Vêtement, contrôle et honte – lectures féministes des scènes érotiques

Dans la littérature érotique, le vêtement n’est jamais neutre.
Il est frontière, langage, instrument de pouvoir.
Il cache, mais surtout il définit ce qui peut être montré.
Décrire un vêtement, c’est déjà parler de société.

Une jupe jugée trop courte, une fermeture qui cède, un uniforme qui transforme le désir en autorité — tout cela dépasse la matière.
Ce sont des signes sociaux, des codes du regard.
L’érotisme qui s’en empare parle toujours de contrôle : qui regarde, qui permet, qui dévoile.

Le corps discipliné

Dans la tradition patriarcale, le vêtement a servi à domestiquer le corps féminin.
Il protège et surveille.
Il promet la vertu, contraint le geste, transforme la peau en faute.

Ainsi, la honte commence souvent là où le tissu s’arrête.
Une bretelle qui glisse, un bouton qui saute, une couture trop fine — ces détails marquaient jadis la limite entre décence et chute.

Le regard féministe inverse cette logique :
L’exposition n’est plus faute morale, mais rébellion du corps contre sa contrainte.
Quand un bouton cède, c’est tout un système qui se fissure.

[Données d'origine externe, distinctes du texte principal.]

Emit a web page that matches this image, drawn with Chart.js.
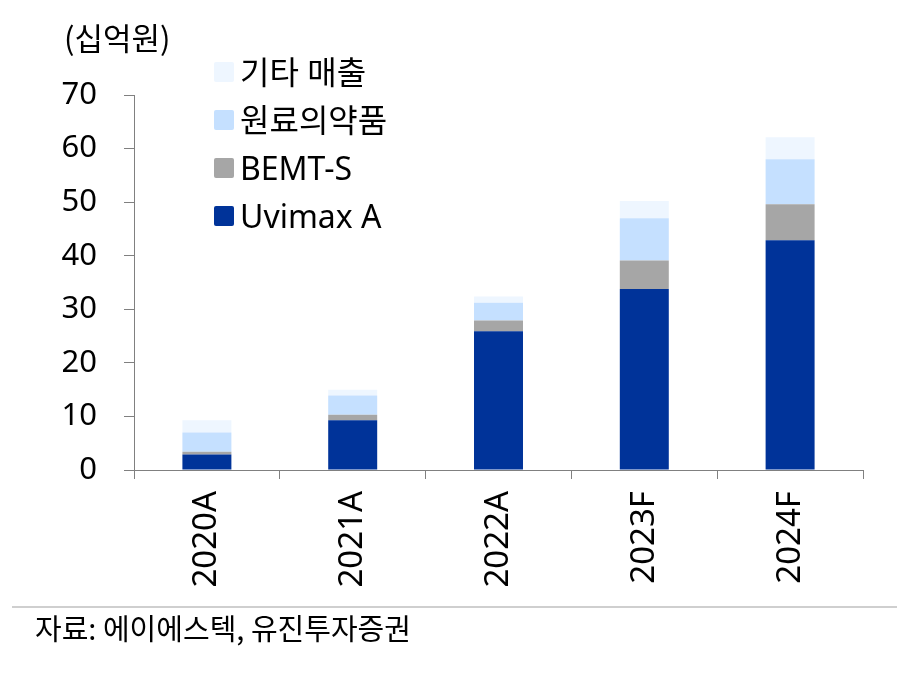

Se dévêtir pour se posséder

Dans beaucoup de récits érotiques classiques, se dévêtir signifie se rendre.
Dans une écriture féministe, cela devient affirmation de soi.

Exemple :
Une femme se dénude non parce qu’on le lui demande, mais parce qu’elle le décide.
Elle reste debout, consciente, sans pose.
Son corps n’est pas objet de regard, mais acte de parole.
La nudité devient une phrase : Je choisis d’être visible.

La honte n’a pas disparu, mais elle a changé de sens.
Elle contient lucidité, non soumission.

Le vêtement comme outil de pouvoir

Le vêtement peut aussi devenir arme.
Beaucoup d’héroïnes féministes jouent du contrôle par la mise en scène.

Un bas déroulé lentement.
Une chemise entrouverte, laissée ainsi exprès.
Un manteau porté sur la peau nue.

Ces gestes ne sont pas complaisance, mais stratégie.
Elles retournent les codes du désir contre eux-mêmes.
Le vêtement ne cache plus le corps — il choisit la manière dont il sera vu.
Le regard devient jeu, non jugement.

La honte comme héritage collectif

La honte est l’ombre du vêtement.
Elle n’est pas intime, elle est apprise.
On enseigne très tôt aux filles à se couvrir, à se contenir.
Mais dans la littérature, la honte peut se transformer — de soumission en conscience.

Une femme qui sent la honte monter ne s’effondre pas : elle s’éveille.
Car nommer la honte, c’est déjà lui reprendre le pouvoir.
Dès qu’elle comprend d’où vient le regard, il devient le sien.

La honte devient seuil — du contrôle extérieur à la liberté intérieure.
C’est là que l’érotisme devient politique.

Pour ton écriture

Quand tu décris le vêtement, tu décris le pouvoir.
Quand tu écris la honte, tu écris la conscience.
Quand tu racontes le dévêtement, tu racontes une décision.

Le regard féministe en littérature érotique ne demande pas : Que montre-t-elle ?
Il demande : Qui décide du moment où elle se montre ?

Exercice d’écriture

Écris une scène où ton personnage change son rapport au vêtement : elle l’enlève, le détourne ou le revendique.
Fais ressentir quand le tissu protégeait — et quand il enfermait.
Fais entendre le moment où la peau prend la parole.